Le rapport note que depuis 2017, de plus en plus d'affaires liées au changement climatique ont lieu dans le sud du monde, notamment au Brésil, en Colombie, en Indonésie, au Pakistan et en Afrique du Sud.

Les litiges climatiques contraignent les gouvernements et les entreprises à poursuivre des objectifs plus ambitieux en matière d'atténuation des changements climatiques et d'adaptation à ceux-ci.

En Colombie, un groupe de jeunes plaignants a poursuivi le gouvernement avec succès, obtenant un jugement de la Cour suprême qui a obligé l'État à élaborer un plan pour mettre fin à la déforestation de l'Amazonie.

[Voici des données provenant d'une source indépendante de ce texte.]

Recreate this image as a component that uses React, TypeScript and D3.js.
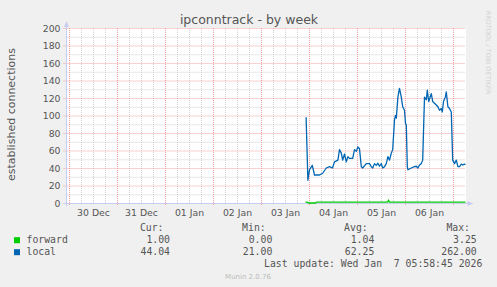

Dans l'affaire Future Generations contre le ministère de l'environnement et d'autres, la cour a reconnu les droits constitutionnels des plaignants à la vie, à la santé, à la subsistance, à la liberté et à la dignité humaine, qui selon elle étaient liés à l'état de l'Amazonie.

"Les enfants et les jeunes réclament un climat sain et forcent un changement positif, ce qui contribue à démontrer que les changements climatiques est au premier plan d'un mouvement mondial de défense des droits environnementaux", a déclaré Mme Andersen. "Et, comme l'illustre ce rapport, les systèmes judiciaires du monde entier jouent un rôle de plus en plus essentiel dans la lutte contre les changements climatiques".

Le rapport met également en évidence les affaires relatives au changement climatique qui ont été portées devant de nombreuses cours, tribunaux et autres forums dans le monde entier.

Par exemple, dans l'affaire Sheikh Asim Farooq contre la Fédération du Pakistan, des citoyens ont poursuivi plusieurs organismes administratifs pour avoir manqué à leur obligation de protéger les forêts nationales en vertu de plusieurs actes législatifs visant à protéger et à restaurer les forêts. Le tribunal a donné son accord, ordonnant, entre autres, que "les lois applicables ... soient appliquées à la lettre afin de planter, protéger et préserver la forêt".